One thing’s for sure, I’m no faker and a genuinely real & honest person, and that hasn’t changed since July 12. I don’t want to say that I’m “bitter” but it’s something along those lines. How is something I don’t remember supposed to change me? I have no recollection of before the crash, during the crash, and I hardly remember anything during my stay at the hospital. So no, I’m not a “new person” after this. Nothing’s changed for me, except the fact that I have no independence. To be honest, it sucks to have my parents have to drive me everywhere and rely on them for everything. And both my siblings are in college, so they can’t drive me anywhere. It feels like this whole thing had to happen at the worst time. Before the crash, I drove everywhere: school, the mall, friends’ houses, babysitting, etc. I could just go about my day like a normal teenager would do. But now things have changed. My mom works on the weekends, my dad doesn’t live with me, my siblings aren’t here, and I live in the absolute middle of nowhere. A friend of mine said to me: “I would come pick you up, but I just don’t have enough gas money." None of my friends are actually willing to drive thirty minutes to get me and then thirty minutes back into town. So it’s my dog and I watching TV all day. What a life, right?
It kinda actually sucks that this was my summer. I was looking forward to summer, but nope, I had to ruin that opportunity. Quite honestly, this whole thing has taken me away from everything: my friends, my high school potential, the opportunities I had (like getting a job during senior year), and most importantly my independence. What almost-18 year old wants to rely on their parents for everything? So this recovery process is no walk in the park. It brings frustration, and I can’t help but think “this is so unfair that this had to happen to me; this wasn’t supposed to happen.” It’s brought nothing but bad to my life. My Dad told me yesterday, “You have to remember that this was your fault, and you cannot hold anyone else responsible.” Of course I know that, but am I supposed to be punished for something that 1) was an accident and 2) I almost died for? And I don’t want to carry around some stinky feeling of regret for something that I never wanted to happen. It may have been my fault (I can’t remember), but it was never something I wanted to happen, never.

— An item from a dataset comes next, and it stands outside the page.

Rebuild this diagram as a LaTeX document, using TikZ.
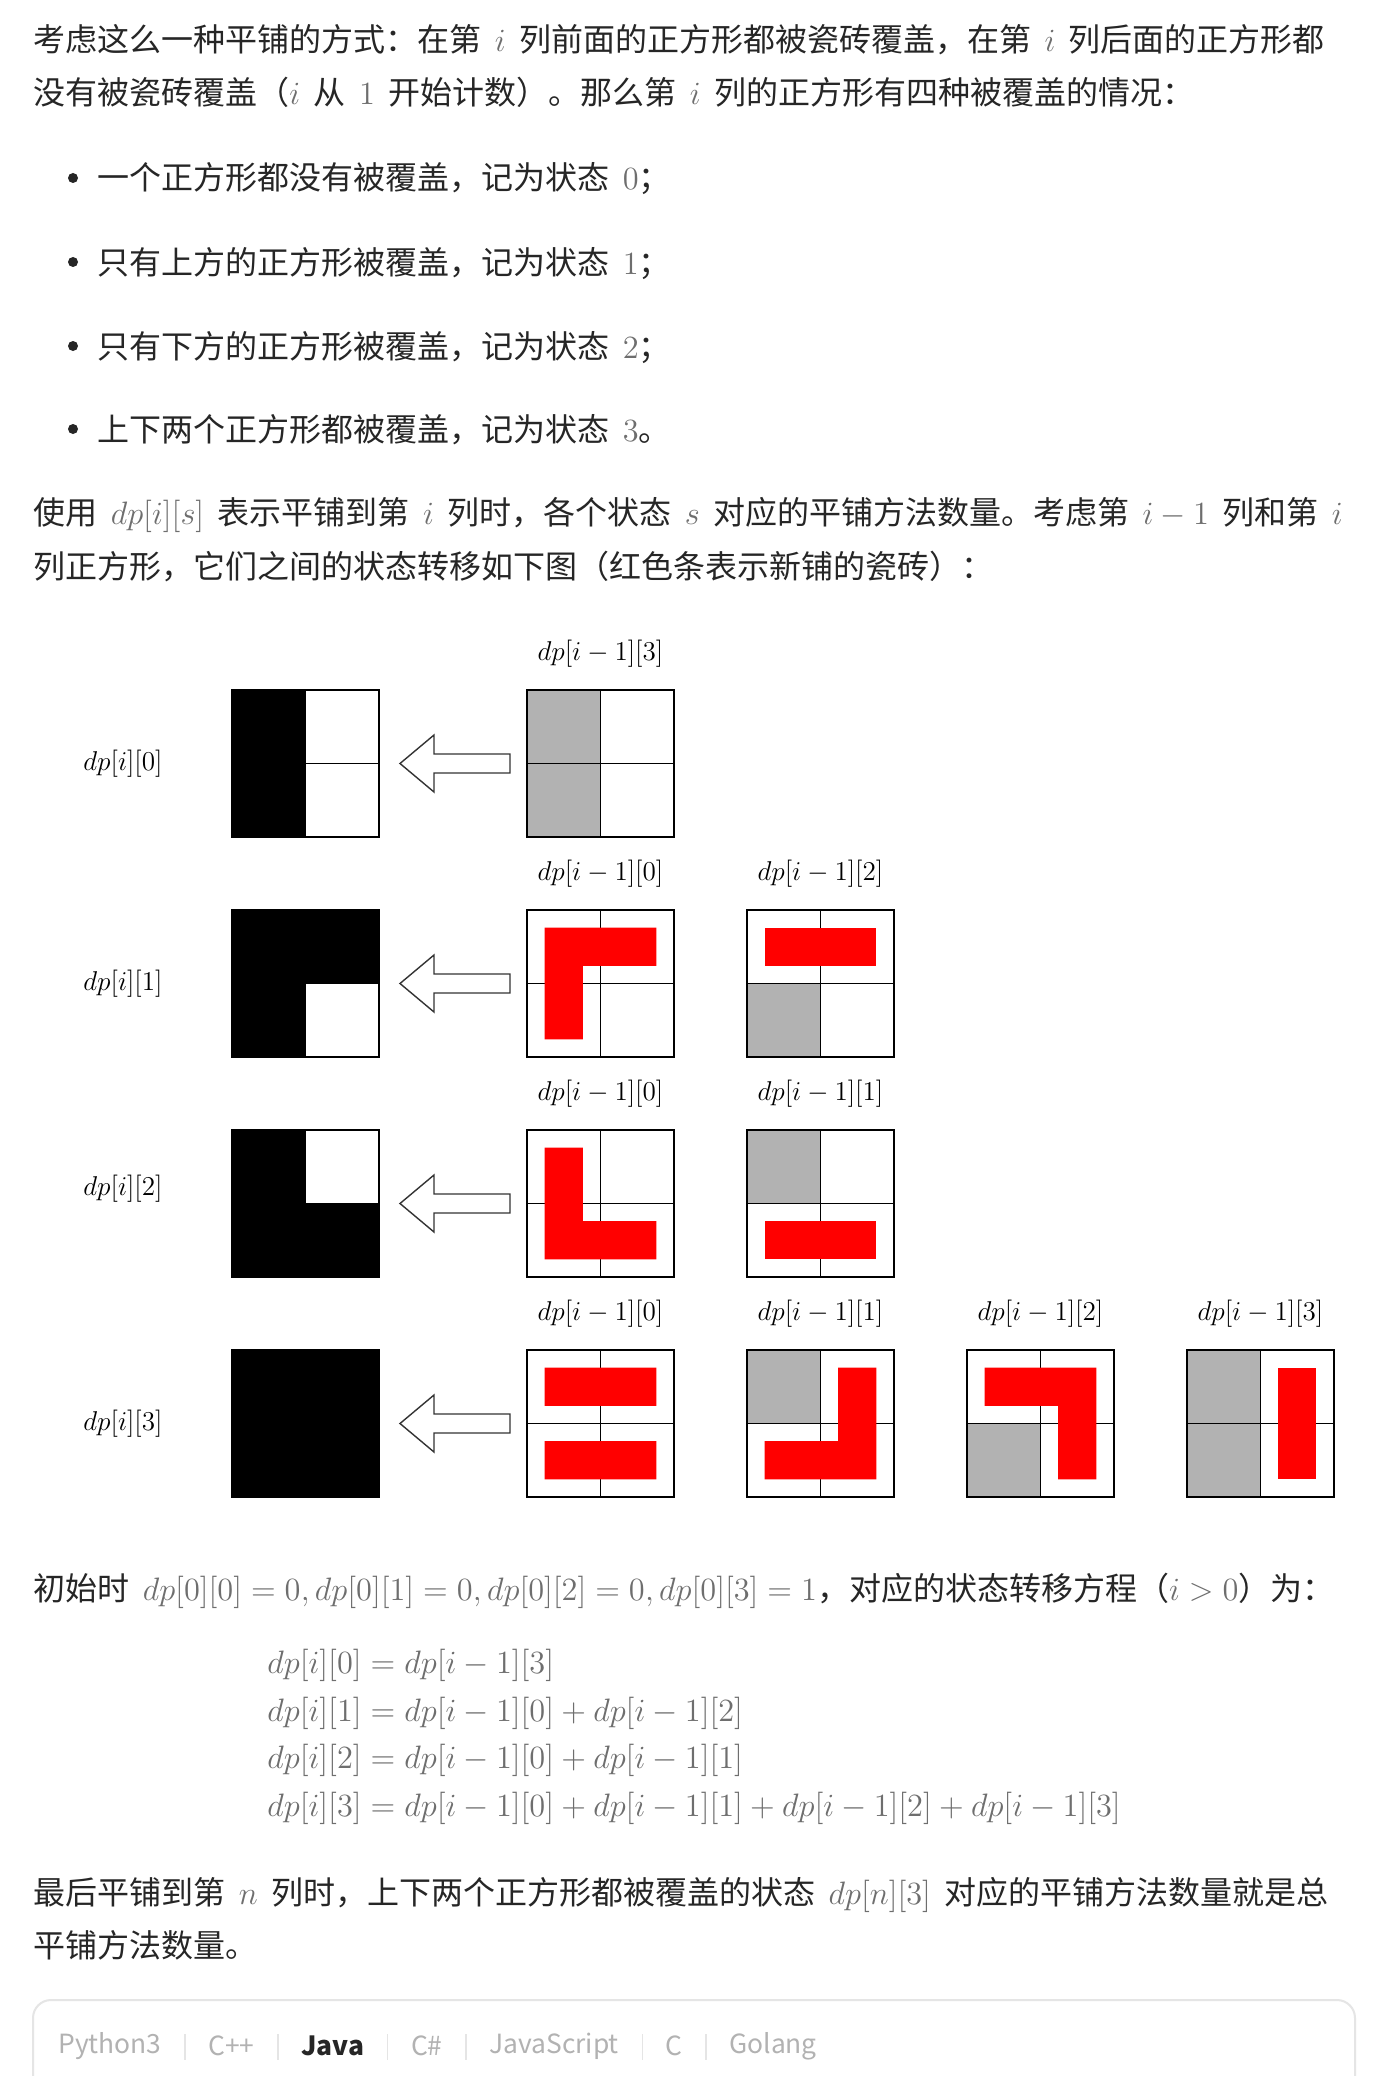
\RequirePackage{fix-cm}
\documentclass[tikz,border=0pt]{standalone}
\usepackage{fontspec}
\setmainfont{Noto Sans CJK SC}
\usetikzlibrary{positioning,calc}

\definecolor{textcol}{RGB}{38,38,38}
\definecolor{mathgray}{RGB}{110,110,110}
\definecolor{tabgray}{RGB}{178,178,178}
\definecolor{boxline}{RGB}{229,229,229}

\newcommand{\mi}[1]{\textcolor{mathgray}{\fontsize{16.2}{20}\selectfont$#1$}}
\newcommand{\gap}{\hspace{0.42em}}
\newcommand{\m}[1]{\gap\mi{#1}\gap}

\begin{document}
\begin{tikzpicture}[
  x=0.5pt, y=-0.5pt,
  txt/.style={anchor=base west, inner sep=0pt, text=textcol, font=\fontsize{16}{20}\selectfont},
  eqn/.style={anchor=base west, inner sep=0pt, text=mathgray, font=\fontsize{16.2}{20}\selectfont},
  dot/.style={circle, fill=textcol, inner sep=0pt, minimum size=5pt},
  lab/.style={anchor=base, inner sep=0pt, text=black, font=\fontsize{13.6}{16}\selectfont},
  tile/.style={minimum size=73.5pt, inner sep=0pt, outer sep=0pt},
  inside/.style={shift={(#1.north west)}, x=73.5pt, y=-73.5pt},
  frame/.style={draw=black, line width=0.65pt},
  covered/.style={fill=black},
  old/.style={fill=gray!60},
  new/.style={fill=red},
  hollow/.style={draw=black!80, line width=0.7pt, fill=white, line join=miter},
  tab/.style={inner sep=0pt, text=tabgray, font=\fontsize{13.2}{16}\selectfont},
  tabsep/.style={draw=boxline, line width=0.6pt}
]
\useasboundingbox[fill=white] (0,0) rectangle (1376,2076);

% Text above the figure
\node[txt] (l1) at (33,52) {考虑这么一种平铺的方式：在第\m{i}列前面的正方形都被瓷砖覆盖，在第\m{i}列后面的正方形都};
\node[txt] (l2) at (33,105) {没有被瓷砖覆盖（\mi{i}\gap 从\m{1}开始计数）。那么第\m{i}列的正方形有四种被覆盖的情况：};

\node[dot] (d1) at (73,178) {};
\node[txt] (b1) at (97,190) {一个正方形都没有被覆盖，记为状态\gap\mi{0}；};
\node[dot] (d2) at (73,262) {};
\node[txt] (b2) at (97,274) {只有上方的正方形被覆盖，记为状态\gap\mi{1}；};
\node[dot] (d3) at (73,346) {};
\node[txt] (b3) at (97,358) {只有下方的正方形被覆盖，记为状态\gap\mi{2}；};
\node[dot] (d4) at (73,429) {};
\node[txt] (b4) at (97,441) {上下两个正方形都被覆盖，记为状态\gap\mi{3}。};

\node[txt] (p1) at (33,524) {使用\m{dp[i][s]}表示平铺到第\m{i}列时，各个状态\m{s}对应的平铺方法数量。考虑第\m{i-1}列和第\gap\mi{i}};
\node[txt] (p2) at (33,578) {列正方形，它们之间的状态转移如下图（红色条表示新铺的瓷砖）：};

% Squares: column i (black) and column i-1 (grey = old, red = new)
\node[tile] (cur0) at (305.5,763.5) {};
\node[tile] (cur1) at (305.5,983.5) {};
\node[tile] (cur2) at (305.5,1203.5) {};
\node[tile] (cur3) at (305.5,1423.5) {};

\node[tile] (p0f3) at (600.5,763.5) {};
\node[tile] (p1f0) at (600.5,983.5) {};
\node[tile] (p1f2) at (820.5,983.5) {};
\node[tile] (p2f0) at (600.5,1203.5) {};
\node[tile] (p2f1) at (820.5,1203.5) {};
\node[tile] (p3f0) at (600.5,1423.5) {};
\node[tile] (p3f1) at (820.5,1423.5) {};
\node[tile] (p3f2) at (1040.5,1423.5) {};
\node[tile] (p3f3) at (1260.5,1423.5) {};

% covered cells
\fill[covered, inside=cur0] (0,0) rectangle (0.5,1);
\fill[covered, inside=cur1] (0,0) -- (1,0) -- (1,0.5) -- (0.5,0.5) -- (0.5,1) -- (0,1) -- cycle;
\fill[covered, inside=cur2] (0,0) -- (0.5,0) -- (0.5,0.5) -- (1,0.5) -- (1,1) -- (0,1) -- cycle;
\fill[covered, inside=cur3] (0,0) rectangle (1,1);

\fill[old, inside=p0f3] (0,0) rectangle (0.5,1);
\fill[old, inside=p1f2] (0,0.5) rectangle (0.5,1);
\fill[old, inside=p2f1] (0,0) rectangle (0.5,0.5);
\fill[old, inside=p3f1] (0,0) rectangle (0.5,0.5);
\fill[old, inside=p3f2] (0,0.5) rectangle (0.5,1);
\fill[old, inside=p3f3] (0,0) rectangle (0.5,1);

% grid lines
\foreach \t in {cur0,cur1,cur2,cur3,p0f3,p1f0,p1f2,p2f0,p2f1,p3f0,p3f1,p3f2,p3f3}
  \draw[frame] (\t.north west) rectangle (\t.south east)
    (\t.north) -- (\t.south) (\t.west) -- (\t.east);

% new tiles
\fill[new, inside=p1f0] (0.12,0.12) rectangle (0.38,0.88) (0.12,0.12) rectangle (0.88,0.38);
\fill[new, inside=p1f2] (0.12,0.12) rectangle (0.88,0.38);
\fill[new, inside=p2f0] (0.12,0.12) rectangle (0.38,0.88) (0.12,0.62) rectangle (0.88,0.88);
\fill[new, inside=p2f1] (0.12,0.62) rectangle (0.88,0.88);
\fill[new, inside=p3f0] (0.12,0.12) rectangle (0.88,0.38) (0.12,0.62) rectangle (0.88,0.88);
\fill[new, inside=p3f1] (0.62,0.12) rectangle (0.88,0.88) (0.12,0.62) rectangle (0.88,0.88);
\fill[new, inside=p3f2] (0.12,0.12) rectangle (0.88,0.38) (0.62,0.12) rectangle (0.88,0.88);
\fill[new, inside=p3f3] (0.62,0.12) rectangle (0.88,0.88);

% hollow arrows from column i-1 to column i
\foreach \a/\b in {p0f3/cur0, p1f0/cur1, p2f0/cur2, p3f0/cur3}
  \draw[hollow] ($(\a.west)+(-17,-9.5)$) -- ($(\b.east)+(55,-9.5)$)
    -- ($(\b.east)+(55,-28.5)$) -- ($(\b.east)+(21,0)$) -- ($(\b.east)+(55,28.5)$)
    -- ($(\b.east)+(55,9.5)$) -- ($(\a.west)+(-17,9.5)$) -- cycle;

% state labels
\node[lab] (lcur0) at ($(cur0.center)+(-182.5,7)$) {$dp[i][0]$};
\node[lab] (lcur1) at ($(cur1.center)+(-182.5,7)$) {$dp[i][1]$};
\node[lab] (lcur2) at ($(cur2.center)+(-182.5,-8)$) {$dp[i][2]$};
\node[lab] (lcur3) at ($(cur3.center)+(-182.5,7)$) {$dp[i][3]$};

\node[lab] (lp0f3) at ($(p0f3.north)+(0,-30)$) {$dp[i-1][3]$};
\node[lab] (lp1f0) at ($(p1f0.north)+(0,-30)$) {$dp[i-1][0]$};
\node[lab] (lp1f2) at ($(p1f2.north)+(0,-30)$) {$dp[i-1][2]$};
\node[lab] (lp2f0) at ($(p2f0.north)+(0,-30)$) {$dp[i-1][0]$};
\node[lab] (lp2f1) at ($(p2f1.north)+(0,-30)$) {$dp[i-1][1]$};
\node[lab] (lp3f0) at ($(p3f0.north)+(0,-30)$) {$dp[i-1][0]$};
\node[lab] (lp3f1) at ($(p3f1.north)+(0,-30)$) {$dp[i-1][1]$};
\node[lab] (lp3f2) at ($(p3f2.north)+(0,-30)$) {$dp[i-1][2]$};
\node[lab] (lp3f3) at ($(p3f3.north)+(0,-30)$) {$dp[i-1][3]$};

% Text below the figure
\node[txt] (p3) at (33,1600) {初始时\gap\mi{dp[0][0]=0, dp[0][1]=0, dp[0][2]=0, dp[0][3]=1}，对应的状态转移方程（\mi{i>0}）为：};

\node[eqn] (e0) at (267,1673) {$dp[i][0]=dp[i-1][3]$};
\node[eqn] (e1) at (267,1721) {$dp[i][1]=dp[i-1][0]+dp[i-1][2]$};
\node[eqn] (e2) at (267,1768) {$dp[i][2]=dp[i-1][0]+dp[i-1][1]$};
\node[eqn] (e3) at (267,1816) {$dp[i][3]=dp[i-1][0]+dp[i-1][1]+dp[i-1][2]+dp[i-1][3]$};

\node[txt] (p4) at (33,1904) {最后平铺到第\m{n}列时，上下两个正方形都被覆盖的状态\m{dp[n][3]}对应的平铺方法数量就是总};
\node[txt] (p5) at (33,1957) {平铺方法数量。};

% code box with language tabs
\draw[boxline, line width=1pt] (33,2100) -- (33,2018) arc[start angle=180, end angle=90, radius=9pt]
  -- (1337,2000) arc[start angle=90, end angle=0, radius=9pt] -- (1355,2100);

\node[tab, anchor=west] (py) at (58,2046) {Python3};
\node[tab, right=23pt of py] (cpp) {C++};
\node[tab, right=23pt of cpp, text=textcol, font=\fontsize{13.2}{16}\selectfont\bfseries] (java) {Java};
\node[tab, right=23pt of java] (cs) {C\#};
\node[tab, right=23pt of cs] (js) {JavaScript};
\node[tab, right=23pt of js] (c) {C};
\node[tab, right=23pt of c] (go) {Golang};

\foreach \a/\b in {py/cpp, cpp/java, java/cs, cs/js, js/c, c/go}
  \draw[tabsep] ($(\a.east)!0.5!(\b.west)+(0,-12)$) -- ($(\a.east)!0.5!(\b.west)+(0,14)$);

\end{tikzpicture}
\end{document}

I should be thankful to be alive, and indeed I am. It’s just hard to keep a thought like that when I just can’t remember. The fact that I know that it happened is something to be thankful for, but if I could actually remember, then maybe that feeling would be more apparent to me. I’m still the same-old Olivia that I was before. People expect me to do great things with my life; my mom really thinks so. But nothing’s changed, and I’m still not-that-great of a person, so when people say that it’s just unneeded pressure on me. I’m thankful for the visitors that came to see me in the hospital and their prayers, although I only remember just a few of them. Maybe in time, a long time, I’ll feel more content with this experience. I guess at least I have something to write about for my college essay!